Rose the Hat (Rebecca Fergusson), on the other hand, portrays a twisted facsimile of kindness, a monster who has lived too long to show any sort of sympathy for anyone besides herself. Rose is a person who indulges in eternal youth by devouring the pain and fear of children who “shine,” and Fergusson plays this compulsion to inflict pain on others perfectly. However, Rose is not just in it for herself. She depends on the community of like-minded killers in the True Knot, and her willingness to kill for it makes her an even more compelling and terrifying villain.
Dan and Rose are fantastic foils of each other, with their personal philosophies challenging the other despite the two not encountering each other until the third act of the film.
By contrast Abra Stone, played by newcomer Kyleigh Curran, is overshadowed by McGregor and Ferguson, which is a shame since Curran doesn’t do anything wrong with the character. Abra has many moments where she shows agency and growth, but ultimately feels like out of place at times. She doesn’t quite mesh with the thematic struggles that Dan and Rose bring to the table, and at times feels more like a way to bring Dan and Rose into conflict.
The first two acts of Doctor Sleep are great, as a psychic cat-and-mouse game between Abra, Dan, and Rose escalates with deadly consequences. Although not as scary as most horror films, some scenes are downright disturbing and leaves the audience engaged and anxious the entire time.
The third act finds the trio returning to the Overlook Hotel for the final showdown, which unfortunately becomes a bit of a mixed bag, especially if you are a fan of Stanley Kubrick’s The Shining.
If you were not aware, Doctor Sleep is a sequel to The Shining, another adaptation of a Stephen King novel, and considered to be one of the greatest horror films ever made. Now, almost forty-years later, Flanagan was tasked with directing the sequel to a film that people have been calling a masterpiece for decades. No pressure.
Despite the difficulty of this assignment, Flanagan has exceeded expectations with Doctor Sleep. While it is a continuation of The Shining, Doctor Sleep is very much its own story, with a different scope, tone, and scale than its predecessor. It also expands on the rules and mechanics of “shining,” crafting a brand-new mythology, whereas The Shining focused more on atmospheric horror.
Flanagan recognizes this, and instead of attempting to recreate Kubrick’s acclaimed style, he uses his own, which draws out the strengths of the novel’s story to its fullest. However, Flanagan doesn’t flat out ignore Kubrick, and offers subtle homages throughout the first two acts.
It works spectacularly, and Doctor Sleep stands on its own as a great picture, and you don’t even need to see The Shining to appreciate it. If you have never seen The Shining you can still enjoy Doctor Sleep without feeling confused or isolated. However, if you are a Kubrick fanatic, Dan and Abra’s return to the Overlook may make or break the film for you.

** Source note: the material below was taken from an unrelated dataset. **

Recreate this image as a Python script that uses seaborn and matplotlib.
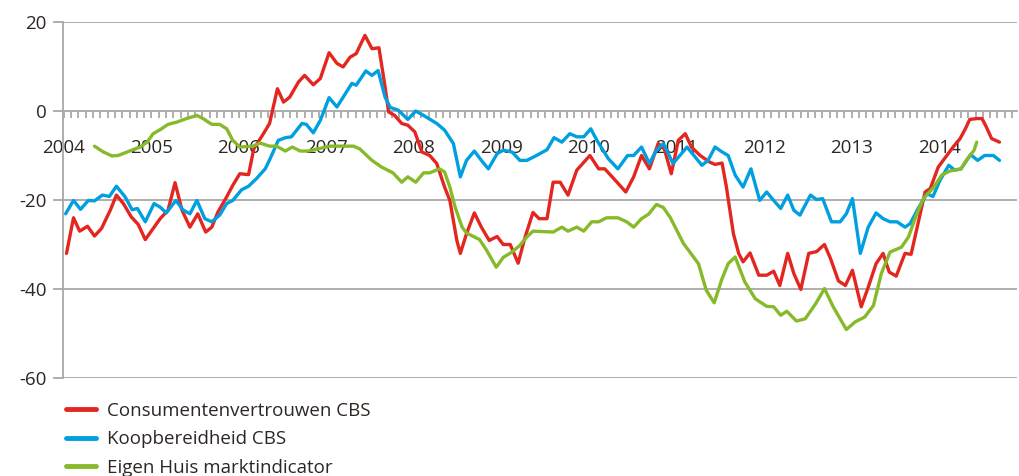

In the third act Flanagan recreates some of the most iconic shots of The Shining with an attention to detail that only one with a huge respect for Kubrick can. Flanagan’s use of the original Shining score is powerful but not over done, and his homages to Kubrick’s style puts new context onto familiar settings. Additionally, seeing the same set of the condemned Overlook some forty years later is breath-taking. Watching Dan walk into the Gold Room the same way Jack Torrance did forty years ago is chilling, and my personal favorite moment of the film.
Where things go off the rails a bit is when Flanagan references the horrors of the Overlook. The Grady Twins, the woman in room 237, and the blood spilling out of the elevators all make an appearance, but they seem more like side show attractions this time around, especially when the ghosts of the Overlook are used as a plot device. Depending on how much you like Kubrick’s adaptation, this could feel anywhere from plain boring to sacrilege.
However, Doctor Sleep is enough of its own movie that comparing it to both Kubrick and King’s renditions of The Shining isn’t very fair. Doctor Sleep is very much its own entity, and it’s a shame that what bogs it down the most is the connection it has to its predecessor. Doctor Sleep is a fantastic film, and while he can’t compare to the directorial phenomenon that was Kubrick, Flanagan has created something worthy of your time, and if it pleases you, your scrutiny.